Nie znam właściciela nieruchomości choćby z najmniejszą połacią otaczającej jej ziemi, który nie marzy o idealnym trawniku. Murawa przypominająca dywan nie jest rzeczą nieosiągalną. Równy i gęsty trawnik to kwestia m.in. długofalowej pielęgnacji, stosowania odpowiednich nawozów oraz racjonalnego planowania. Poniżej prezentujemy cztery sposoby na to, by nasz trawnik wyglądał jak boiska klubów z ligi angielskiej, czy jak kto woli, trawnik przed Pałacem Buckingham.

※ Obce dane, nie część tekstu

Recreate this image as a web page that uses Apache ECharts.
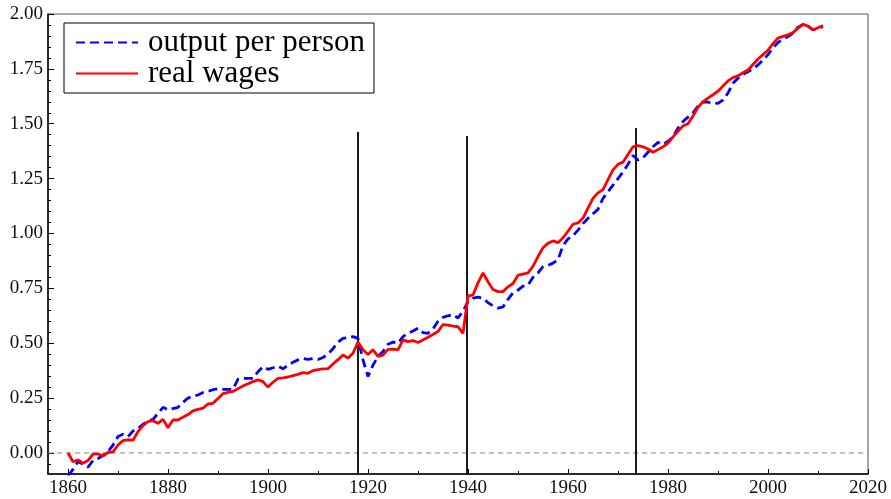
<!DOCTYPE html>
<html>
<head>
<meta charset="utf-8">
<script src="https://cdn.jsdelivr.net/npm/echarts@6/dist/echarts.min.js"></script>
<style>
  html, body { margin: 0; padding: 0; background: #fff; }
  #chart { width: 891px; height: 499px; }
</style>
</head>
<body>
<div id="chart"></div>
<script>
// years 1860..2011
const startYear = 1860;
const outputPerPerson = [
  -0.105, -0.075, -0.040, -0.050, -0.065, -0.035, -0.025, -0.012, 0.006, 0.036,
  0.075, 0.085, 0.074, 0.100, 0.112, 0.130, 0.147, 0.153, 0.180, 0.208,
  0.196, 0.202, 0.208, 0.230, 0.250, 0.258, 0.264, 0.275, 0.280, 0.288,
  0.292, 0.290, 0.290, 0.290, 0.336, 0.340, 0.340, 0.340, 0.370, 0.393,
  0.381, 0.388, 0.396, 0.383, 0.400, 0.413, 0.424, 0.431, 0.426, 0.430,
  0.426, 0.435, 0.450, 0.475, 0.505, 0.522, 0.525, 0.530, 0.522, 0.424,
  0.348, 0.400, 0.440, 0.462, 0.495, 0.505, 0.500, 0.530, 0.545, 0.556,
  0.568, 0.548, 0.545, 0.565, 0.600, 0.618, 0.625, 0.630, 0.615, 0.645,
  0.690, 0.705, 0.710, 0.705, 0.685, 0.670, 0.660, 0.665, 0.700, 0.730,
  0.742, 0.760, 0.765, 0.800, 0.820, 0.849, 0.855, 0.865, 0.880, 0.945,
  0.975, 0.990, 1.015, 1.045, 1.069, 1.090, 1.110, 1.160, 1.190, 1.220,
  1.250, 1.280, 1.315, 1.355, 1.335, 1.345, 1.370, 1.395, 1.415, 1.405,
  1.420, 1.441, 1.480, 1.510, 1.530, 1.550, 1.580, 1.600, 1.598, 1.595,
  1.593, 1.608, 1.640, 1.685, 1.707, 1.725, 1.737, 1.750, 1.768, 1.790,
  1.815, 1.845, 1.870, 1.885, 1.897, 1.912, 1.940, 1.952, 1.945, 1.928,
  1.935, 1.942
];
const realWages = [
  0.000, -0.040, -0.032, -0.047, -0.035, -0.005, -0.005, -0.014, 0.002, 0.005,
  0.036, 0.056, 0.060, 0.058, 0.097, 0.124, 0.143, 0.147, 0.135, 0.153,
  0.115, 0.150, 0.150, 0.163, 0.175, 0.192, 0.198, 0.204, 0.223, 0.226,
  0.248, 0.270, 0.276, 0.280, 0.293, 0.305, 0.315, 0.325, 0.333, 0.325,
  0.300, 0.322, 0.340, 0.342, 0.346, 0.352, 0.358, 0.366, 0.363, 0.375,
  0.380, 0.383, 0.384, 0.405, 0.425, 0.446, 0.432, 0.454, 0.505, 0.470,
  0.448, 0.470, 0.440, 0.446, 0.472, 0.473, 0.470, 0.515, 0.507, 0.512,
  0.503, 0.515, 0.527, 0.540, 0.553, 0.585, 0.582, 0.578, 0.575, 0.545,
  0.715, 0.720, 0.775, 0.820, 0.780, 0.745, 0.735, 0.735, 0.757, 0.772,
  0.810, 0.815, 0.820, 0.850, 0.895, 0.935, 0.955, 0.966, 0.958, 0.980,
  1.010, 1.042, 1.048, 1.070, 1.115, 1.160, 1.185, 1.200, 1.245, 1.290,
  1.315, 1.325, 1.360, 1.395, 1.400, 1.395, 1.385, 1.370, 1.382, 1.395,
  1.412, 1.440, 1.465, 1.490, 1.500, 1.535, 1.575, 1.600, 1.617, 1.632,
  1.648, 1.672, 1.695, 1.710, 1.718, 1.732, 1.745, 1.770, 1.795, 1.815,
  1.835, 1.865, 1.890, 1.898, 1.905, 1.915, 1.935, 1.953, 1.945, 1.928,
  1.937, 1.947
];
// vertical break markers
const breakYears = [1918, 1939.8, 1973.6];
const breakTops = [1.462, 1.444, 1.48];

const xLabels = [1860, 1880, 1900, 1920, 1940, 1960, 1980, 2000, 2020];
const xMinorTicks = [1870, 1890, 1910, 1930, 1950, 1970, 1990, 2010];
const yLabels = [0, 0.25, 0.5, 0.75, 1, 1.25, 1.5, 1.75, 2];
const yMinorTicks = [];
for (let v = -5; v <= 40; v++) yMinorTicks.push(v * 0.05);

const font = "'Liberation Serif', 'DejaVu Serif', serif";

const chart = echarts.init(document.getElementById("chart"));

const outData = outputPerPerson.map((v, i) => [startYear + i, v]);
const wageData = realWages.map((v, i) => [startYear + i, v]);

const breakSeries = breakYears.map((yr, i) => ({
  type: "line",
  silent: true,
  symbol: "none",
  data: [[yr, -0.2], [yr, breakTops[i]]],
  lineStyle: { color: "#000", width: 1.8 },
  z: 1,
}));

const option = {
  animation: false,
  backgroundColor: "#fff",
  grid: {
    left: 48,
    right: 23,
    top: 14,
    bottom: 25,
    show: true,
    borderColor: "#555",
    borderWidth: 1,
  },
  legend: {
    left: 64,
    top: 23,
    orient: "vertical",
    data: ["output per person", "real wages"],
    backgroundColor: "#fff",
    borderColor: "#000",
    borderWidth: 1,
    padding: [4, 9, 4, 11],
    itemGap: 0,
    itemWidth: 62,
    itemHeight: 14,
    itemStyle: { opacity: 0 },
    textStyle: {
      fontFamily: font,
      fontSize: 31,
      color: "#000",
      lineHeight: 28,
      padding: [0, 0, 0, 5],
    },
  },
  xAxis: [
    {
      type: "value",
      min: 1856,
      max: 2020,
      axisLine: { onZero: false, lineStyle: { color: "#000", width: 1.5 } },
      axisTick: { inside: true, length: 5, customValues: xLabels, lineStyle: { color: "#000" } },
      axisLabel: {
        customValues: xLabels,
        formatter: (v) => String(v),
        fontFamily: font,
        fontSize: 19,
        color: "#111",
        margin: 5,
      },
      splitLine: { show: false },
    },
    {
      type: "value",
      min: 1856,
      max: 2020,
      position: "bottom",
      axisLine: { show: false, onZero: false },
      axisTick: { inside: true, length: 3, customValues: xMinorTicks, lineStyle: { color: "#000" } },
      axisLabel: { show: false },
      splitLine: { show: false },
    },
  ],
  yAxis: [
    {
      type: "value",
      min: -0.096,
      max: 2,
      axisLine: { show: true, onZero: false, lineStyle: { color: "#000", width: 1.5 } },
      axisTick: { show: true, inside: true, length: 6, customValues: yLabels, lineStyle: { color: "#000" } },
      axisLabel: {
        customValues: yLabels,
        formatter: (v) => v.toFixed(2),
        fontFamily: font,
        fontSize: 19,
        color: "#111",
        margin: 5,
      },
      splitLine: { show: false },
    },
    {
      type: "value",
      min: -0.096,
      max: 2,
      position: "left",
      axisLine: { show: false, onZero: false },
      axisTick: { show: true, inside: true, length: 3, customValues: yMinorTicks, lineStyle: { color: "#000" } },
      axisLabel: { show: false },
      splitLine: { show: false },
    },
  ],
  series: [
    {
      name: "zero",
      type: "line",
      silent: true,
      symbol: "none",
      data: [[1856, 0], [2020, 0]],
      lineStyle: { color: "#888", width: 1, type: [5, 4] },
      z: 1,
    },
    ...breakSeries,
    {
      name: "output per person",
      type: "line",
      symbol: "none",
      data: outData,
      color: "#0000ff",
      lineStyle: { color: "#0000ff", width: 2.8, type: [9, 5] },
      z: 3,
    },
    {
      name: "real wages",
      type: "line",
      symbol: "none",
      data: wageData,
      color: "#ff0000",
      lineStyle: { color: "#ff0000", width: 2.8 },
      z: 4,
    },
  ],
};

chart.setOption(option);
</script>
</body>
</html>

Niezależnie od tego czy nasz trawnik pochodzi z siewu, czy jest rozłożoną darnią, sposoby i zasady jego pielęgnacji są bardzo podobne. To oczywiste, że w ogrodnictwie niezbędna jest cierpliwość i systematyczność. Nasz trawnik to nasza wizytówka, dlatego oczywiste jest, że chcemy by wyglądał jak najlepiej. Jednak niczego nie róbmy na siłę i gdy się na czymś nie znamy, to lepiej skorzystać z pomocy fachowców. Przedstawione poniżej wskazówki są jednak wykonalne dla wszystkich, bezspecjalistycznego sprzętu i fachowej wiedzy.
- Odpowiednie koszenie
Optymalna częstotliwość koszenia trawnika to jedno koszenie na dziesięć, maksymalnie do czternastu dni. Najlepiej jeśli koszenie przyjmuje formę „strzyżenia” murawy. Wówczas trawa wzmacnia się, a cały trawnik staje się bardziej gęsty. Pod żadnym pozorem trawy nie wolno kosić bezpośrednio po deszczu. Trawnik należy kosić, gdy jest suchy, czyli przed podlewaniem lub nadchodzącymi opadami. Gdy trawa jest mokra, koszenie wymaga więcej wysiłku i trudniej jest ją dokładnie zebrać i usunąć z trawnika. Wzrasta także ryzyko potencjalnych infekcji – może dochodzić do zakażenia trawy np. chorobami grzybowymi, które wymagają zastosowania specjalnych środków i metod ich zwalczania, co oczywiście osłabia trawnik.
- Odpowiednie nawodnienie
Wiosną i latem trawnik powinno się podlewać średnio raz na 3 dni, ale za to większą ilością wody. Jeśli będziemy podlewać murawę częściej, trawa się do tego przyzwyczai i nie będzie samodzielnie szukać wody głębiej w ziemi, a co za tym idzie nie rozwinie korzeni w sposób maksymalny. W konsekwencji trawa będzie mniej wytrzymała i podatna na okresowe przesuszenia.
- Nawozy tak, ale z głową
Często koszona trawa potrzebuje odpowiedniego nawozu. W zależności od ekspozycji trawy na słońce oraz gruntu pod trawnikiem, powinien być on gruntownie nawożony trzy- cztery razy w ciągu sezonu. Pierwsze nawożenie powinno mieć miejsce po pierwszym koszeniu w sezonie, bo wtedy trawa jest najsłabsza i najbardziej potrzebuje substancji odżywczych. Nawóz należy dobrać do trawy po odpowiedniej analizie poziomu pH gleby. Tej kwestii nie można zostawiać przypadkowi. Zbyt kwaśną glebę należy stopniowo odkwaszać wapnem nawozowym. Odpowiednio „dokarmiona” i oczywiście podlana trawa jest zdrowsza, ma lepszy system korzeniowy, jest bardziej odporna na deptanie i suszę.
- Napowietrzanie trawnika
W pierwszym momencie brzmi to dosyć absurdalnie, ale napowietrzenie trawnika, czyli aeracja jest rzadko stosowanym przez amatorów ogrodnictwa sposobem na utrzymanie trawnika w wysokiej formie. Samo napowietrzanie jest jednak proste. Ma ono zapewnić przenikanie do korzeni wszystkiego co jest niezbędne dla wzrostu trawy. Najprostszym i najbardziej efektywnym rozwiązaniem jest wykonanie wielu drobnych otworów w wierzchniej warstwie filcu, co spowoduje, że gleba będzie lżejsza, mniej zbita, a do korzeni szybciej dotrze woda, tlen i dodatkowo nawóz.